Porter cable with a fine machine polish (I have my favorite, Griots), then I remove it by hand. Going to try using the Porter Cable with the P21S paint cleaner too and see how it handles it. Some use the PC to remove the product with terry bonnets, but I still prefer by hand. Its worth the $150 investment, by results it produces and the 1-2 hours it can shave off a full detail.

Correct on the scratches, if you can feel it, generally a PC won't help it. A PC is for finishing, doesn't do much on deep clear coat scratches.

eugeneDC/TX
03-12-2002, 01:02 PM
do these detailing sprays work on say a dusty car? thanks.

Guest84
03-12-2002, 01:30 PM
Originally posted by eugeneDC/TX
do these detailing sprays work on say a dusty car? thanks.

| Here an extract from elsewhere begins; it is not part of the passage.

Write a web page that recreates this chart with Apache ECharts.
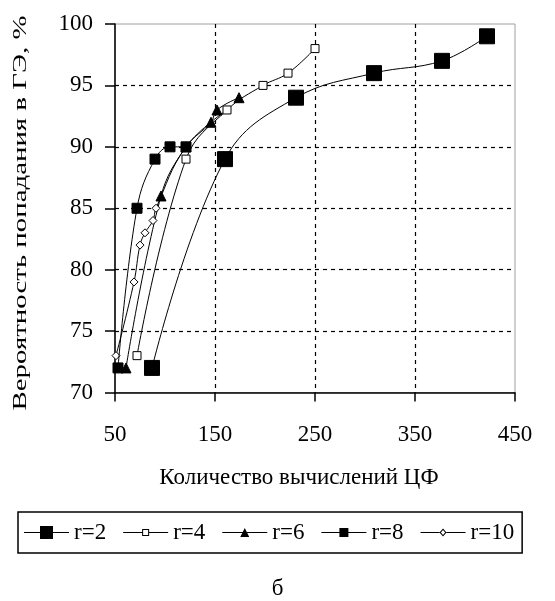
<!DOCTYPE html>
<html>
<head>
<meta charset="utf-8">
<script src="https://cdn.jsdelivr.net/npm/echarts@6/dist/echarts.min.js"></script>
<style>
html,body{margin:0;padding:0;background:#fff;}
#chart{width:555px;height:601px;}
</style>
</head>
<body>
<div id="chart"></div>
<script>
// ---- data ----
var xTicks = [50, 150, 250, 350, 450];
var yTicks = [70, 75, 80, 85, 90, 95, 100];
var seriesNames = ['r=2', 'r=4', 'r=6', 'r=8', 'r=10'];
var r2  = [[87,72],[160,89],[231,94],[309,96],[377,97],[422,99]];
var r4  = [[72,73],[121,89],[162,93],[198,95],[223,96],[250,98]];
var r6  = [[61,72],[96,86],[121,90],[146,92],[152,93],[174,94]];
var r8  = [[53,72],[72,85],[90,89],[105,90],[121,90]];
var r10 = [[51,73],[69,79],[75,82],[80,83],[88,84],[91,85],[121,90],[162,93]];
var xTitle = 'Количество вычислений ЦФ';
var yTitle = 'Вероятность попадания в ГЭ, %';
var caption = 'б';

var FONT = '"Liberation Serif", "Times New Roman", serif';
var chart = echarts.init(document.getElementById('chart'), null, {renderer: 'canvas'});

// legend icons (line + marker), drawn in a 45 x 14 box
var anchor = 'M0 0 h0.01 v0.01 h-0.01 Z M45 14 h-0.01 v-0.01 h0.01 Z ';
var lineFull = 'M0 6.5 H45 V7.5 H0 Z ';
var icons = {
  'r=2': 'path://' + anchor + lineFull + 'M16 0.5 H29 V13.5 H16 Z',
  'r=4': 'path://' + anchor + 'M0 6.5 H19 V7.5 H0 Z M26 6.5 H45 V7.5 H26 Z M19 3.5 H26 V10.5 H19 Z M20 4.5 V9.5 H25 V4.5 Z',
  'r=6': 'path://' + anchor + lineFull + 'M22.5 2.5 L27 11.5 L18 11.5 Z',
  'r=8': 'path://' + anchor + lineFull + 'M18 2.5 H27 V11.5 H18 Z',
  'r=10': 'path://' + anchor + 'M0 6.5 H19 V7.5 H0 Z M26 6.5 H45 V7.5 H26 Z M22.5 3 L26 7 L22.5 11 L19 7 Z M22.5 4.4 L20.4 7 L22.5 9.6 L24.6 7 Z'
};

function mk(name, data, symbol, size, fill, z) {
  return {
    name: name, type: 'line', data: data, smooth: 0.4, z: z,
    symbol: symbol, symbolSize: size,
    lineStyle: {color: '#000', width: 1},
    itemStyle: {color: fill, borderColor: '#000', borderWidth: 1},
    emphasis: {disabled: true},
    animation: false
  };
}

var option = {
  animation: false,
  backgroundColor: '#fff',
  grid: {left: 115, right: 40, top: 24, bottom: 208.5, show: true, borderColor: '#a0a0a0', borderWidth: 1},
  title: {text: caption, left: 'center', top: 572, textStyle: {fontFamily: FONT, fontSize: 23, fontWeight: 'normal', color: '#000'}},
  legend: {
    left: 18, top: 512,
    data: seriesNames.map(function (n) { return {name: n, icon: icons[n]}; }),
    itemWidth: 45, itemHeight: 14, itemGap: 17,
    itemStyle: {color: '#000', borderColor: '#000', borderWidth: 0},
    borderColor: '#000', borderWidth: 1.5,
    padding: [9, 8, 9, 6],
    textStyle: {fontFamily: FONT, fontSize: 23, color: '#000'}
  },
  xAxis: {
    type: 'value', min: xTicks[0], max: xTicks[xTicks.length-1], interval: 100,
    name: xTitle, nameLocation: 'middle', nameGap: 74,
    nameTextStyle: {fontFamily: FONT, fontSize: 23, color: '#000', padding: [0, 32, 0, 0]},
    axisLine: {show: true, lineStyle: {color: '#000', width: 1.5}},
    axisTick: {show: true, inside: false, length: 9, lineStyle: {color: '#000', width: 1.5}},
    axisLabel: {fontFamily: FONT, fontSize: 23, color: '#000', margin: 31},
    splitLine: {show: true, showMinLine: false, showMaxLine: false, lineStyle: {color: '#000', type: [4, 4], width: 1.2}}
  },
  yAxis: {
    type: 'value', min: yTicks[0], max: yTicks[yTicks.length-1], interval: 5,
    axisLine: {show: true, lineStyle: {color: '#000', width: 1.5}},
    axisTick: {show: true, inside: false, length: 10, lineStyle: {color: '#000', width: 1.5}},
    axisLabel: {fontFamily: FONT, fontSize: 23, color: '#000', margin: 22},
    splitLine: {show: true, showMinLine: false, showMaxLine: false, lineStyle: {color: '#000', type: [4, 4], width: 1.2}}
  },
  graphic: [{
    type: 'text', x: 21, y: 213, rotation: Math.PI / 2, scaleX: 1.52,
    style: {text: yTitle, font: '19px ' + FONT, fill: '#000', align: 'center', verticalAlign: 'middle'}
  }],
  series: [
    mk(seriesNames[0], r2, 'rect', 15, '#000', 2),
    mk(seriesNames[1], r4, 'rect', 8, '#fff', 3),
    mk(seriesNames[2], r6, 'triangle', 10, '#000', 2),
    mk(seriesNames[3], r8, 'rect', 10, '#000', 4),
    mk(seriesNames[4], r10, 'diamond', 8, '#fff', 2)
  ]
};
chart.setOption(option);
</script>
</body>
</html>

Sure they would, but would you want to induce swirls? Dirt would be rubbed across the finish with the wiping motion of a towel. Best to use a California duster, or nothing at all, IMO.

eugeneDC/TX
03-12-2002, 07:44 PM
then when to use? other than right after a wash to get rid of water spots, when can/should you use these products

Guest84
03-13-2002, 05:53 AM
Originally posted by eugeneDC/TX
then when to use? other than right after a wash to get rid of water spots, when can/should you use these products

Yessir, ya use it right after a wash and dry. Some products have alittle wax in them, but you don't let this type of product dry per se, you wipe it off after spritzing it on. It really restores that "just waxed" look to the finish.

Chipster
03-13-2002, 08:50 AM
Originally posted by eugeneDC/TX
then when to use? other than right after a wash to get rid of water spots, when can/should you use these products

I use the Cal duster then follow with Final Inspection or Speedshine.

I always use a spray detailer after the wash....gotta keep the black clean!

Guest84
03-13-2002, 09:12 AM
Originally posted by Chipster


I use the Cal duster then follow with Final Inspection or Speedshine.



Not a bad idea, but beware of those lower parts of the door panels, they can get real nasty with particulates kicked up from the tires, even a duster won't take that off.